MATERIAL TO PROCESS:
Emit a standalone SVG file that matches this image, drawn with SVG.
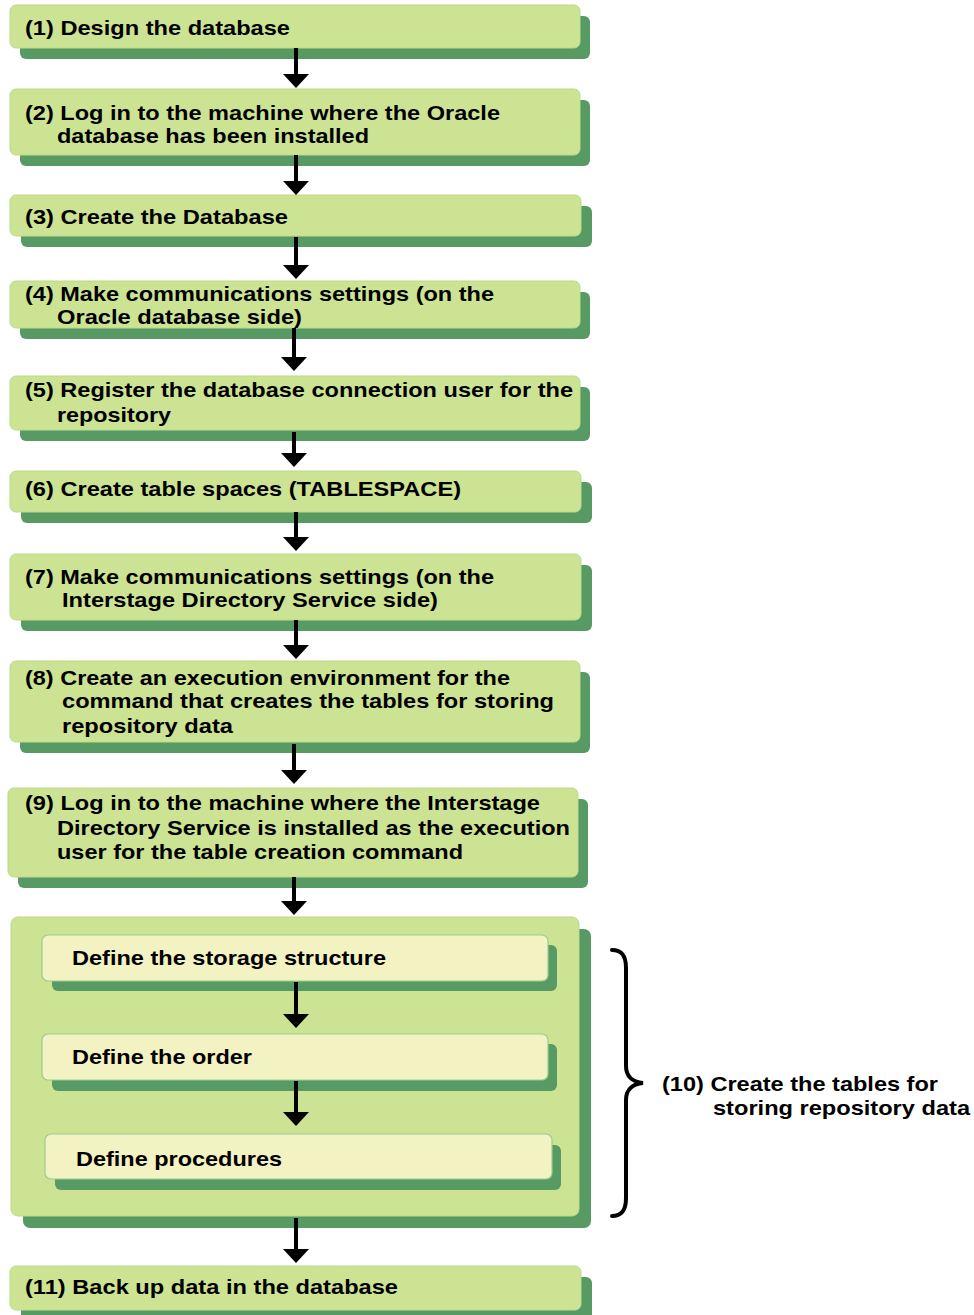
---
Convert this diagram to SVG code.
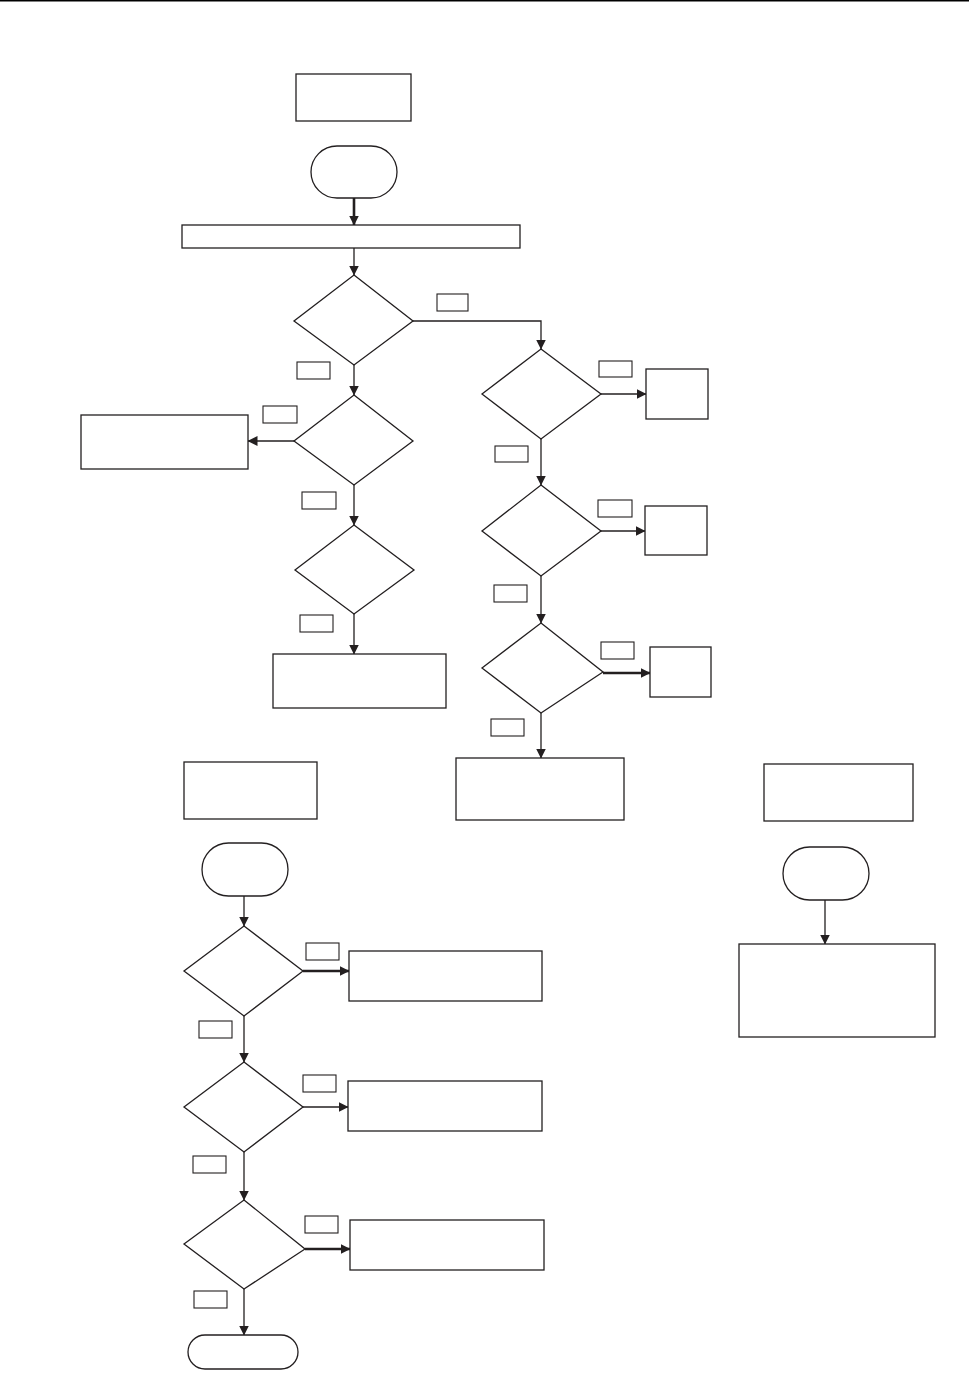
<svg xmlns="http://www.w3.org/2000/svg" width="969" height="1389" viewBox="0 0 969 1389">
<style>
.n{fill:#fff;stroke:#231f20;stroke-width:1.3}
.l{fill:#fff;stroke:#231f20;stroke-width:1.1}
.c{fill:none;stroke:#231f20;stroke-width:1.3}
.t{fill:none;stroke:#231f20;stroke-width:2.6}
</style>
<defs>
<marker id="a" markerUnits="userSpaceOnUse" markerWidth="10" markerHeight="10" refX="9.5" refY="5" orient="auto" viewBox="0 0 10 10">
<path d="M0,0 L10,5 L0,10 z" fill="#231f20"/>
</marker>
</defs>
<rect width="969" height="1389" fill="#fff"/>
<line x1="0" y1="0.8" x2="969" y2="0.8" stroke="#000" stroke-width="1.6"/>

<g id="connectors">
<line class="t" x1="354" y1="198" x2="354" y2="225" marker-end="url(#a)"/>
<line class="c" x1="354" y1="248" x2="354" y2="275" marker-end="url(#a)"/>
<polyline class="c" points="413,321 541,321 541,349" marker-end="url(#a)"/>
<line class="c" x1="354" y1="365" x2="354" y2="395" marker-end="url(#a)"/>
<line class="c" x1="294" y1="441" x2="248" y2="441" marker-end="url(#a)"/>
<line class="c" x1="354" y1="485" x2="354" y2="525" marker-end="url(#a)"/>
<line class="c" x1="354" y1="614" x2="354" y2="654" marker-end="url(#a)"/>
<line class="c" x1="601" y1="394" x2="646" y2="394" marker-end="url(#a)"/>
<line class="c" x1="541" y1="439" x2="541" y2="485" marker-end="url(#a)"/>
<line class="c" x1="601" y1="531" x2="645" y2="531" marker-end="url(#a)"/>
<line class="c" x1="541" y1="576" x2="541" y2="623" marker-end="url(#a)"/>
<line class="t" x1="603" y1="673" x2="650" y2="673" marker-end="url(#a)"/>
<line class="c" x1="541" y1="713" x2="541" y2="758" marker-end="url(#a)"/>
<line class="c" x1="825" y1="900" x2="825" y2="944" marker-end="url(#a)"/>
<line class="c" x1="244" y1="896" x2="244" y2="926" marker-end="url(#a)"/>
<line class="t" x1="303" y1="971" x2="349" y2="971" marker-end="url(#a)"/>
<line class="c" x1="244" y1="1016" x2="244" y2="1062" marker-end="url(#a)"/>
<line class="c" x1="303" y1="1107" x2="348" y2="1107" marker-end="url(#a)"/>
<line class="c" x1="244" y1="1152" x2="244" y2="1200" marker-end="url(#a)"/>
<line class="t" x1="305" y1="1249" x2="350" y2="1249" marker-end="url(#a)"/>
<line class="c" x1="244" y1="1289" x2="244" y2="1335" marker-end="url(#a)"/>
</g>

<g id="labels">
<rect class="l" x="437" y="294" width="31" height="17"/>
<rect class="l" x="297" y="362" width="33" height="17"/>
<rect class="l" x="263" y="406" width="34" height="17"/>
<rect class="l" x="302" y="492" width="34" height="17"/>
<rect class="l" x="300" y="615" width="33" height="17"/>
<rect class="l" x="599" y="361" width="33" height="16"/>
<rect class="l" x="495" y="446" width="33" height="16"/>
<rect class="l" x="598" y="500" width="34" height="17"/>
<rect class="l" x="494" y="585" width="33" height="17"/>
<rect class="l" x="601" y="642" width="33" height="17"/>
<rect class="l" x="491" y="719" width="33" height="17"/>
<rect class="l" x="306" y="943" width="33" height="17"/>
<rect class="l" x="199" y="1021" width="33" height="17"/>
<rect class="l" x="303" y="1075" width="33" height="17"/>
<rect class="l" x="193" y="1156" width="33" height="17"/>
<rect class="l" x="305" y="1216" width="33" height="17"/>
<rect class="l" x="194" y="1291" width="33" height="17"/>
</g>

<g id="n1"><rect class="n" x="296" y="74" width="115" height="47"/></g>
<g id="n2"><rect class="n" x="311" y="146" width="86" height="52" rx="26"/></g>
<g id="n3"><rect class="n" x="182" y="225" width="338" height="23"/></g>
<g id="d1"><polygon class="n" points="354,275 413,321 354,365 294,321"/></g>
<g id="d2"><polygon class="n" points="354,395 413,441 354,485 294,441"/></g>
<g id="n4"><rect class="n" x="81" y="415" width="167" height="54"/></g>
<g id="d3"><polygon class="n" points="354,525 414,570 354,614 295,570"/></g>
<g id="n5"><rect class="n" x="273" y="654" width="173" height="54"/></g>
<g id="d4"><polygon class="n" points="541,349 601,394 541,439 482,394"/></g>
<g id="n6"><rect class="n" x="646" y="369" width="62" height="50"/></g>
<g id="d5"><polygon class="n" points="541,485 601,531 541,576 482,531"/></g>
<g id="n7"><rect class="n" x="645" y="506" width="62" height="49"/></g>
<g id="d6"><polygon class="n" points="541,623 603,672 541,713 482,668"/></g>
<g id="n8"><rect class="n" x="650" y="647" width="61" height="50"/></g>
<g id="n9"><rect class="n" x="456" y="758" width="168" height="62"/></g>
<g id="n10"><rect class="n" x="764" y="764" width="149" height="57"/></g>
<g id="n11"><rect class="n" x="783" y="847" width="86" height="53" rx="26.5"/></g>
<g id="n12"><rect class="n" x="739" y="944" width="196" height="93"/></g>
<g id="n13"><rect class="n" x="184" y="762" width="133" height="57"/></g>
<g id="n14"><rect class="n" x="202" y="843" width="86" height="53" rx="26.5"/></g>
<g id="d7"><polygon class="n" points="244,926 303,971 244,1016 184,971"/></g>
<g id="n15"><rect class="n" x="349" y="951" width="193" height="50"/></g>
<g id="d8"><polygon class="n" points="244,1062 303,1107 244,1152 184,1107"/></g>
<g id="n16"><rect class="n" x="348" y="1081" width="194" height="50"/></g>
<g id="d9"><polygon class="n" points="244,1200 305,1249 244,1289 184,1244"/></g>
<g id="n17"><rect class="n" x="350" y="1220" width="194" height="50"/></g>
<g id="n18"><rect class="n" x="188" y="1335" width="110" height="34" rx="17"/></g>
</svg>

THE EXERCISE: Pick out the lines above that hold the string "this" and show them.

TASK ANSWER:
Emit a standalone SVG file that matches this image, drawn with SVG.
Convert this diagram to SVG code.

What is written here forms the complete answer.